N.C. judge cites racial bias in commuting death sentences
Judge Gregory Weeks cited evidence that included handwritten notes of prosecutors indicating they worked to get blacks eliminated from the pool of jurors, resulting in panels that were overwhelmingly white.
The Associated Press
FAYETTEVILLE, N.C. — A North Carolina judge Thursday commuted the death sentences of three murderers, including two who killed law-enforcement officers, to life in prison without the possibility of parole after ruling that race played an unjust role in jury selection at their trials.
Cumberland County Superior Court Judge Gregory Weeks based his ruling on evidence presented over four weeks of hearings that he says showed prosecutors in each case made a concerted effort to reduce the number of black jurors.
Relatives of the victims and more than 60 uniformed police officers packed the courtroom. Before Weeks could finish issuing his ruling, the brother of a murdered state trooper stood up and yelled an expletive at the judge.
The Republican-controlled Legislature recently scaled back the state’s Racial Justice Act, on which Thursday’s ruling was based. Weeks said his ruling applies under both the old and new laws.
He cited evidence that included handwritten notes of prosecutors indicating they worked to get blacks eliminated from the pool of jurors, resulting in panels that were overwhelmingly white.
“This conclusion is based primarily on the words and deeds of the prosecutors involved in these cases,” Weeks, who is black, said from the bench. “Despite protestations to the contrary, their words, their deeds, speak volumes.”
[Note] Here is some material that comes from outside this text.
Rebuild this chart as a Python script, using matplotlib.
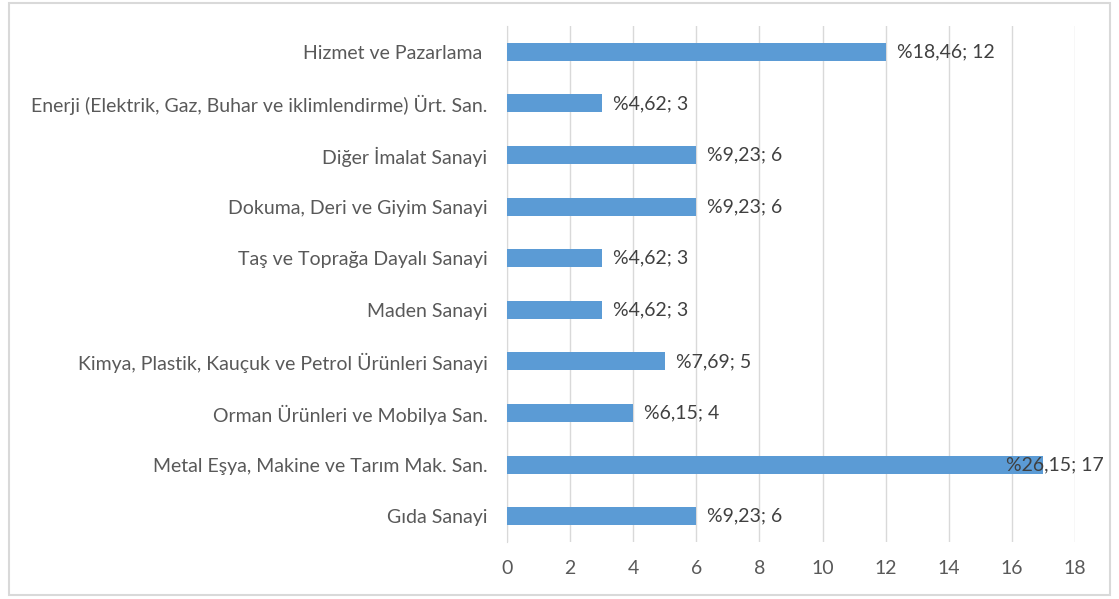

The cases involve murderers Christina “Queen” Walters, Tilmon Golphin and Quintel Augustine. Earlier this year, Marcus Reymond Robinson became the first to have his sentence commuted to life without parole under the provisions of the landmark 2009 law.
Walters is a Lumbee Indian. Augustine and Golphin are black.
Walters was the leader of a Fayetteville street gang convicted of killing two women and shooting another during an initiation ritual in 1998.
Augustine was convicted of killing Fayetteville police Officer Roy Turner Jr. in November 2001.
Golphin killed N.C. Highway Patrol Trooper Ed Lowry and Cumberland County sheriff’s Deputy David Hathcock during a traffic stop in September 1997. Golphin’s younger brother is also serving a life sentence for the homicides.
The surviving relative who cursed the judge was outraged.
“Judge, you had your mind made up the first day,” said Al Lowry, a photo of his brother pinned to his lapel.
Lowry was escorted from the courtroom by bailiffs but not placed under arrest.
The original Racial Justice Act, passed when Democrats controlled the state Legislature, allowed death-row inmates to use statistics to show racial bias influenced their sentences. After Republicans took control of the Legislature, lawmakers rolled back much of the law.
Prosecutors indicated they will petition to have Weeks’ ruling overturned.